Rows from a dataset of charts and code
** start **

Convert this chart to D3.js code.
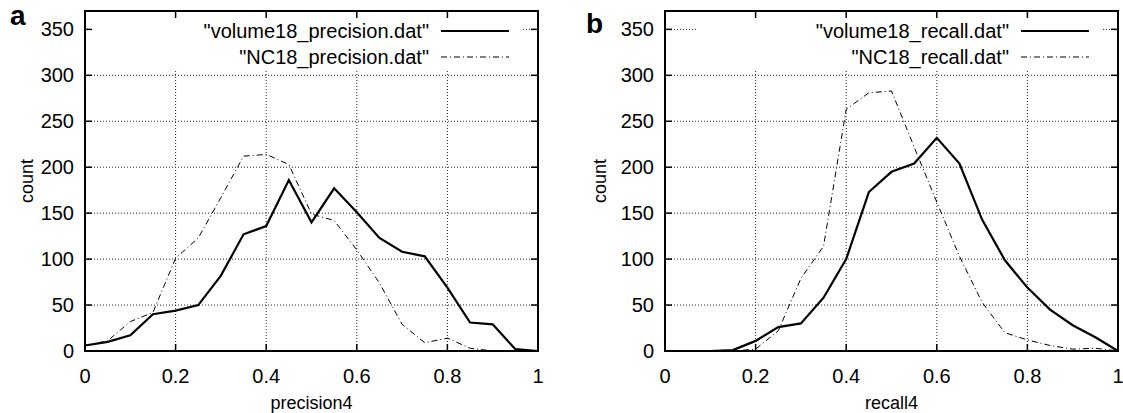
<!DOCTYPE html>
<html lang="en">

<head>
  <meta charset="utf-8">
  <script src="https://d3js.org/d3.v7.min.js"></script>
  <style>
    body { margin: 0; background: #fff; }
    text { font-family: "Liberation Sans", Arial, sans-serif; fill: #000; }
  </style>
</head>

<body>
  <svg width="1123" height="413"></svg>
  <script>
    // bin centres shared by all four series
    const bins = [0, 0.05, 0.1, 0.15, 0.2, 0.25, 0.3, 0.35, 0.4, 0.45, 0.5,
      0.55, 0.6, 0.65, 0.7, 0.75, 0.8, 0.85, 0.9, 0.95, 1];

    const volumePrecision = [6, 10, 17, 40, 44, 50, 82, 127, 136, 186, 140,
      177, 151, 123, 108, 103, 69, 31, 29, 2, 0];
    const ncPrecision = [6, 11, 32, 42, 101, 123, 167, 212, 214, 203, 149,
      142, 110, 74, 29, 9, 14, 3, 0, 0, 0];

    const volumeRecall = [0, 0, 0, 1, 11, 26, 30, 58, 100, 173, 195,
      204, 232, 204, 143, 99, 69, 45, 28, 15, 0];
    const ncRecall = [0, 0, 0, 0, 2, 22, 79, 114, 263, 281, 283,
      222, 162, 103, 53, 20, 12, 6, 2, 3, 0];

    const xTicks = [0, 0.2, 0.4, 0.6, 0.8, 1];
    const yTicks = [0, 50, 100, 150, 200, 250, 300, 350];

    const panels = [
      {
        tag: "a", left: 85, right: 538, xLabel: "precision4", countX: 27,
        keyLeft: 86, keyRight: 523,
        series: [
          { name: "\"volume18_precision.dat\"", values: volumePrecision, solid: true },
          { name: "\"NC18_precision.dat\"", values: ncPrecision, solid: false }
        ]
      },
      {
        tag: "b", left: 665, right: 1118, xLabel: "recall4", countX: 600,
        keyLeft: 697, keyRight: 1102,
        series: [
          { name: "\"volume18_recall.dat\"", values: volumeRecall, solid: true },
          { name: "\"NC18_recall.dat\"", values: ncRecall, solid: false }
        ]
      }
    ];

    const plotTop = 11, plotBottom = 351;
    const svg = d3.select("svg");

    panels.forEach(p => {
      const x = d3.scaleLinear().domain([0, 1]).range([p.left, p.right]);
      const y = d3.scaleLinear().domain([0, 370]).range([plotBottom, plotTop]);
      const g = svg.append("g");

      // dotted grid
      g.selectAll(".gx").data(xTicks.slice(1, -1)).join("line")
        .attr("x1", d => x(d)).attr("x2", d => x(d))
        .attr("y1", plotBottom).attr("y2", plotTop)
        .attr("stroke", "#222").attr("stroke-width", 1)
        .attr("stroke-dasharray", "1,2");
      g.selectAll(".gy").data(yTicks.slice(1)).join("line")
        .attr("x1", p.left).attr("x2", p.right)
        .attr("y1", d => y(d)).attr("y2", d => y(d))
        .attr("stroke", "#222").attr("stroke-width", 1)
        .attr("stroke-dasharray", "1,2");

      // key background hides the grid
      g.append("rect")
        .attr("x", p.keyLeft).attr("y", plotTop + 1)
        .attr("width", p.keyRight - p.keyLeft).attr("height", 57)
        .attr("fill", "#fff");

      // curves
      const line = d3.line()
        .x((d, i) => x(bins[i]))
        .y(d => y(d));
      p.series.forEach(s => {
        g.append("path")
          .datum(s.values)
          .attr("d", line)
          .attr("fill", "none")
          .attr("stroke", "#000")
          .attr("stroke-linejoin", "miter")
          .attr("stroke-width", s.solid ? 2.2 : 1)
          .attr("stroke-dasharray", s.solid ? null : "6,3,1,3");
      });

      // frame
      g.append("rect")
        .attr("x", p.left).attr("y", plotTop)
        .attr("width", p.right - p.left).attr("height", plotBottom - plotTop)
        .attr("fill", "none").attr("stroke", "#000").attr("stroke-width", 2);

      // inward ticks on all four sides
      const tl = 7;
      g.selectAll(".tb").data(xTicks).join("line")
        .attr("x1", d => x(d)).attr("x2", d => x(d))
        .attr("y1", plotBottom).attr("y2", plotBottom - tl)
        .attr("stroke", "#000").attr("stroke-width", 1.5);
      g.selectAll(".tt").data(xTicks).join("line")
        .attr("x1", d => x(d)).attr("x2", d => x(d))
        .attr("y1", plotTop).attr("y2", plotTop + tl)
        .attr("stroke", "#000").attr("stroke-width", 1.5);
      g.selectAll(".tlft").data(yTicks).join("line")
        .attr("x1", p.left).attr("x2", p.left + tl)
        .attr("y1", d => y(d)).attr("y2", d => y(d))
        .attr("stroke", "#000").attr("stroke-width", 1.5);
      g.selectAll(".trt").data(yTicks).join("line")
        .attr("x1", p.right).attr("x2", p.right - tl)
        .attr("y1", d => y(d)).attr("y2", d => y(d))
        .attr("stroke", "#000").attr("stroke-width", 1.5);

      // tick labels
      g.selectAll(".lx").data(xTicks).join("text")
        .attr("x", d => x(d)).attr("y", 383)
        .attr("text-anchor", "middle").attr("font-size", 20)
        .text(d => d3.format("~g")(d));
      g.selectAll(".ly").data(yTicks).join("text")
        .attr("x", p.left - 11).attr("y", d => y(d) + 7)
        .attr("text-anchor", "end").attr("font-size", 20)
        .text(d => d);

      // axis titles
      g.append("text")
        .attr("x", (p.left + p.right) / 2).attr("y", 409)
        .attr("text-anchor", "middle").attr("font-size", 18)
        .text(p.xLabel);
      g.append("text")
        .attr("transform", `translate(${p.countX + 6},${(plotTop + plotBottom) / 2}) rotate(-90)`)
        .attr("text-anchor", "middle").attr("font-size", 18)
        .text("count");

      // panel letter
      g.append("text")
        .attr("x", p.tag === "a" ? 10 : 586).attr("y", p.tag === "a" ? 25 : 33)
        .attr("font-size", 28).attr("font-weight", "bold")
        .text(p.tag);

      // key
      p.series.forEach((s, i) => {
        const ky = 31 + i * 26;
        g.append("text")
          .attr("x", p.right - 109).attr("y", ky + 7)
          .attr("text-anchor", "end").attr("font-size", 20)
          .text(s.name);
        g.append("line")
          .attr("x1", p.right - 97).attr("x2", p.right - 29)
          .attr("y1", ky).attr("y2", ky)
          .attr("stroke", "#000")
          .attr("stroke-width", s.solid ? 2.2 : 1)
          .attr("stroke-dasharray", s.solid ? null : "6,3,1,3");
      });
    });
  </script>
</body>

</html>
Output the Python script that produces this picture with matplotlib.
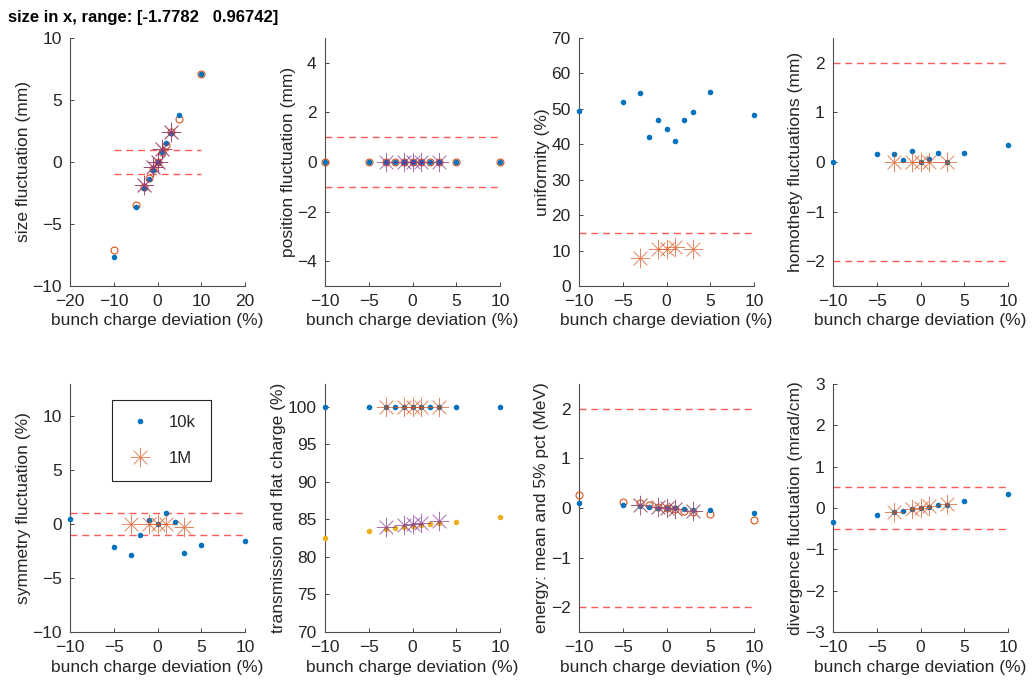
import matplotlib
matplotlib.use("Agg")
import matplotlib.pyplot as plt
from matplotlib.path import Path
import numpy as np

plt.rcParams['font.family'] = ['Liberation Sans', 'DejaVu Sans']
plt.rcParams['font.size'] = 12.5
plt.rcParams['text.color'] = '#262626'
plt.rcParams['axes.labelcolor'] = '#262626'
plt.rcParams['xtick.color'] = '#262626'
plt.rcParams['ytick.color'] = '#262626'

# bunch charge deviation (%)
charge_10k = [-10, -5, -3, -2, -1, 0, 1, 2, 3, 5, 10]
charge_1m = [-3, -1, 0, 1, 3]

# size fluctuation (mm)
size_a_10k = [-7.65, -3.65, -2.14, -1.38, -0.68, 0.0, 0.76, 1.51, 2.3, 3.76, 7.1]
size_b_10k = [-7.1, -3.5, -2.0, -1.3, -0.6, 0.0, 0.8, 1.4, 2.4, 3.5, 7.1]
size_a_1m = [-1.9, -0.4, 0.0, 1.03, 2.4]
size_b_1m = [-1.9, -0.4, 0.0, 1.03, 2.4]
size_tol = 1.0

# position fluctuation (mm)
pos_a_10k = [0, 0, 0, 0, 0, 0, 0, 0, 0, 0, 0]
pos_b_10k = [0, 0, 0, 0, 0, 0, 0, 0, 0, 0, 0]
pos_b_1m = [0, 0, 0, 0, 0]
pos_tol = 1.0

# uniformity (%)
unif_10k = [49.4, 51.8, 54.4, 42.0, 46.7, 44.3, 41.0, 46.7, 49.2, 54.8, 48.1]
unif_1m = [7.8, 10.5, 10.5, 11.1, 10.5]
unif_tol = 15.0

# homothety fluctuations (mm)
homo_10k = [0.0, 0.16, 0.16, 0.03, 0.22, 0.0, 0.06, 0.18, 0.0, 0.17, 0.35]
homo_1m = [0, 0, 0, 0, 0]
homo_tol = 2.0

# symmetry fluctuation (%)
sym_10k = [0.49, -2.1, -2.9, -1.0, 0.4, 0.0, 1.08, 0.22, -2.65, -1.9, -1.55]
sym_1m = [0.0, 0.0, 0.0, 0.0, -0.25]
sym_tol = 1.0

# transmission and flat charge (%)
trans_10k = [100, 100, 100, 100, 100, 100, 100, 100, 100, 100, 100]
trans_1m = [100, 100, 100, 100, 100]
flat_10k = [82.55, 83.4, 83.7, 83.9, 83.96, 84.1, 84.2, 84.4, 84.5, 84.7, 85.25]
flat_1m = [84.0, 84.3, 84.4, 84.5, 84.75]

# energy: mean and 5% pct (MeV)
en_mean_10k = [0.1, 0.054, 0.05, 0.03, 0.01, 0.0, -0.01, -0.03, -0.04, -0.05, -0.1]
en_pct_10k = [0.26, 0.13, 0.1, 0.07, 0.03, 0.0, -0.03, -0.06, -0.08, -0.13, -0.25]
en_mean_1m = [0.06, 0.03, 0.0, -0.03, -0.07]
en_tol = 2.0

# divergence fluctuation (mrad/cm)
div_10k = [-0.35, -0.16, -0.09, -0.065, -0.03, 0.0, 0.02, 0.065, 0.08, 0.17, 0.35]
div_1m = [-0.1, -0.02, 0.0, 0.04, 0.1]
div_tol = 0.5

BLUE = '#0072BD'
ORANGE = '#D95319'
YELLOW = '#EDB120'
PURPLE = '#7E2F8E'
RED = '#FF5A5A'

# MATLAB-style asterisk marker (8 spokes)
d = np.sqrt(0.5)
ast = Path([(-1, 0), (1, 0), (0, -1), (0, 1), (-d, -d), (d, d), (-d, d), (d, -d)],
           [Path.MOVETO, Path.LINETO] * 4)


def dots(ax, x, y, c=BLUE, label=None):
    ax.plot(x, y, ls='none', marker='o', ms=4, mfc=c, mec='none', label=label,
            clip_on=False, zorder=3)


def rings(ax, x, y, c=ORANGE):
    ax.plot(x, y, ls='none', marker='o', ms=5, mfc='none', mec=c, mew=0.8,
            clip_on=False, zorder=3)


def stars(ax, x, y, c=ORANGE, label=None):
    ax.plot(x, y, ls='none', marker=ast, ms=14, mfc='none', mec=c, mew=0.7,
            alpha=0.7, label=label, clip_on=False, zorder=4)


def tol(ax, levels):
    for lv in levels:
        ax.plot([min(charge_10k), max(charge_10k)], [lv, lv], ls='--',
                dashes=(5, 3.5), color=RED, lw=1)


fig = plt.figure(figsize=(10.36, 6.89), dpi=100)
lefts = [0.0676, 0.3137, 0.5589, 0.8041]
bottoms = [0.585, 0.0827]
axs = [[fig.add_axes([l, b, 0.169, 0.360]) for l in lefts] for b in bottoms]

# size
ax = axs[0][0]
tol(ax, [size_tol, -size_tol])
rings(ax, charge_10k, size_b_10k)
dots(ax, charge_10k, size_a_10k)
stars(ax, charge_1m, size_a_1m, ORANGE)
stars(ax, charge_1m, size_b_1m, PURPLE)
ax.set_xlim(-20, 20)
ax.set_ylim(-10, 10)
ax.set_xticks([-20, -10, 0, 10, 20])
ax.set_yticks([-10, -5, 0, 5, 10])
ax.set_ylabel('size fluctuation (mm)')

# position
ax = axs[0][1]
tol(ax, [pos_tol, -pos_tol])
rings(ax, charge_10k, pos_b_10k)
dots(ax, charge_10k, pos_a_10k)
stars(ax, charge_1m, pos_b_1m, PURPLE)
ax.set_ylim(-5, 5)
ax.set_yticks([-4, -2, 0, 2, 4])
ax.set_ylabel('position fluctuation (mm)')

# uniformity
ax = axs[0][2]
tol(ax, [unif_tol])
dots(ax, charge_10k, unif_10k)
stars(ax, charge_1m, unif_1m, ORANGE)
ax.set_ylim(0, 70)
ax.set_yticks(range(0, 71, 10))
ax.set_ylabel('uniformity (%)')

# homothety
ax = axs[0][3]
tol(ax, [homo_tol, -homo_tol])
dots(ax, charge_10k, homo_10k)
stars(ax, charge_1m, homo_1m, ORANGE)
ax.set_ylim(-2.5, 2.5)
ax.set_yticks([-2, -1, 0, 1, 2])
ax.set_ylabel('homothety fluctuations (mm)')

# symmetry
ax = axs[1][0]
tol(ax, [sym_tol, -sym_tol])
dots(ax, charge_10k, sym_10k, label='10k')
stars(ax, charge_1m, sym_1m, ORANGE, label='1M')
ax.set_ylim(-10, 13)
ax.set_yticks([-10, -5, 0, 5, 10])
ax.set_ylabel('symmetry fluctuation (%)')
leg = ax.legend(loc='upper left', bbox_to_anchor=(0.24, 0.935), borderaxespad=0,
                fancybox=False, edgecolor='#262626', framealpha=1, borderpad=0.9,
                labelspacing=1.25, handletextpad=0.9, handlelength=1.6, fontsize=12)
leg.get_frame().set_linewidth(0.8)

# transmission
ax = axs[1][1]
dots(ax, charge_10k, trans_10k)
stars(ax, charge_1m, trans_1m, ORANGE)
dots(ax, charge_10k, flat_10k, YELLOW)
stars(ax, charge_1m, flat_1m, PURPLE)
ax.set_ylim(70, 103)
ax.set_yticks(range(70, 101, 5))
ax.set_ylabel('transmission and flat charge (%)')

# energy
ax = axs[1][2]
tol(ax, [en_tol, -en_tol])
rings(ax, charge_10k, en_pct_10k)
dots(ax, charge_10k, en_mean_10k)
stars(ax, charge_1m, en_mean_1m, YELLOW)
stars(ax, charge_1m, en_mean_1m, PURPLE)
ax.set_ylim(-2.5, 2.5)
ax.set_yticks([-2, -1, 0, 1, 2])
ax.set_ylabel('energy: mean and 5% pct (MeV)')

# divergence
ax = axs[1][3]
tol(ax, [div_tol, -div_tol])
dots(ax, charge_10k, div_10k)
stars(ax, charge_1m, div_1m, ORANGE)
ax.set_ylim(-3, 3)
ax.set_yticks([-3, -2, -1, 0, 1, 2, 3])
ax.set_ylabel('divergence fluctuation (mrad/cm)')

for i, row in enumerate(axs):
    for j, ax in enumerate(row):
        if not (i == 0 and j == 0):
            ax.set_xlim(-10, 10)
            ax.set_xticks([-10, -5, 0, 5, 10])
        ax.set_xlabel('bunch charge deviation (%)', labelpad=3)
        ax.yaxis.labelpad = 1
        for s in ['top', 'right']:
            ax.spines[s].set_visible(False)
        for s in ['left', 'bottom']:
            ax.spines[s].set_color('#4d4d4d')
            ax.spines[s].set_linewidth(0.8)
        ax.tick_params(direction='in', length=3, width=0.6, pad=6)

fig.text(0.008, 0.985, 'size in x, range: [-1.7782   0.96742]', fontsize=12,
         fontweight='bold', color='black', va='top', ha='left')

fig.savefig('out.png', dpi=100)
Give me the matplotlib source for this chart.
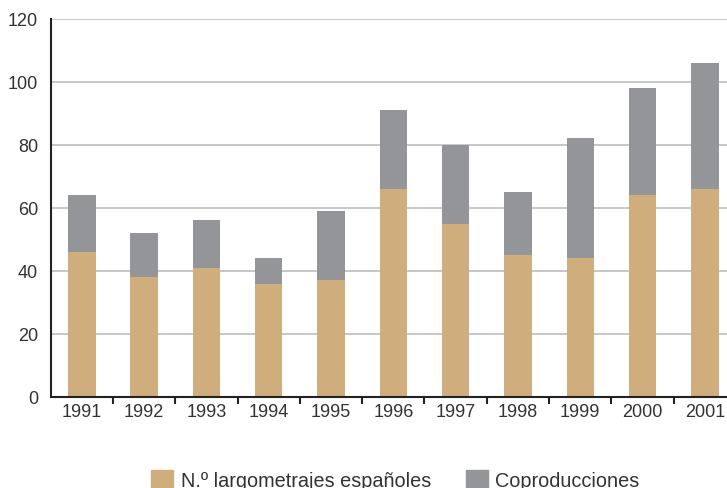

** end **

GIVEN TASK:
Can the lines from the start of the records through the line with "const yTicks = [0, 50, 100, 150, 200, 250, 300, 350];" be given again exactly, with the pictures left out?

THE OUTPUT:
Convert this chart to D3.js code.
<!DOCTYPE html>
<html lang="en">

<head>
  <meta charset="utf-8">
  <script src="https://d3js.org/d3.v7.min.js"></script>
  <style>
    body { margin: 0; background: #fff; }
    text { font-family: "Liberation Sans", Arial, sans-serif; fill: #000; }
  </style>
</head>

<body>
  <svg width="1123" height="413"></svg>
  <script>
    // bin centres shared by all four series
    const bins = [0, 0.05, 0.1, 0.15, 0.2, 0.25, 0.3, 0.35, 0.4, 0.45, 0.5,
      0.55, 0.6, 0.65, 0.7, 0.75, 0.8, 0.85, 0.9, 0.95, 1];

    const volumePrecision = [6, 10, 17, 40, 44, 50, 82, 127, 136, 186, 140,
      177, 151, 123, 108, 103, 69, 31, 29, 2, 0];
    const ncPrecision = [6, 11, 32, 42, 101, 123, 167, 212, 214, 203, 149,
      142, 110, 74, 29, 9, 14, 3, 0, 0, 0];

    const volumeRecall = [0, 0, 0, 1, 11, 26, 30, 58, 100, 173, 195,
      204, 232, 204, 143, 99, 69, 45, 28, 15, 0];
    const ncRecall = [0, 0, 0, 0, 2, 22, 79, 114, 263, 281, 283,
      222, 162, 103, 53, 20, 12, 6, 2, 3, 0];

    const xTicks = [0, 0.2, 0.4, 0.6, 0.8, 1];
    const yTicks = [0, 50, 100, 150, 200, 250, 300, 350];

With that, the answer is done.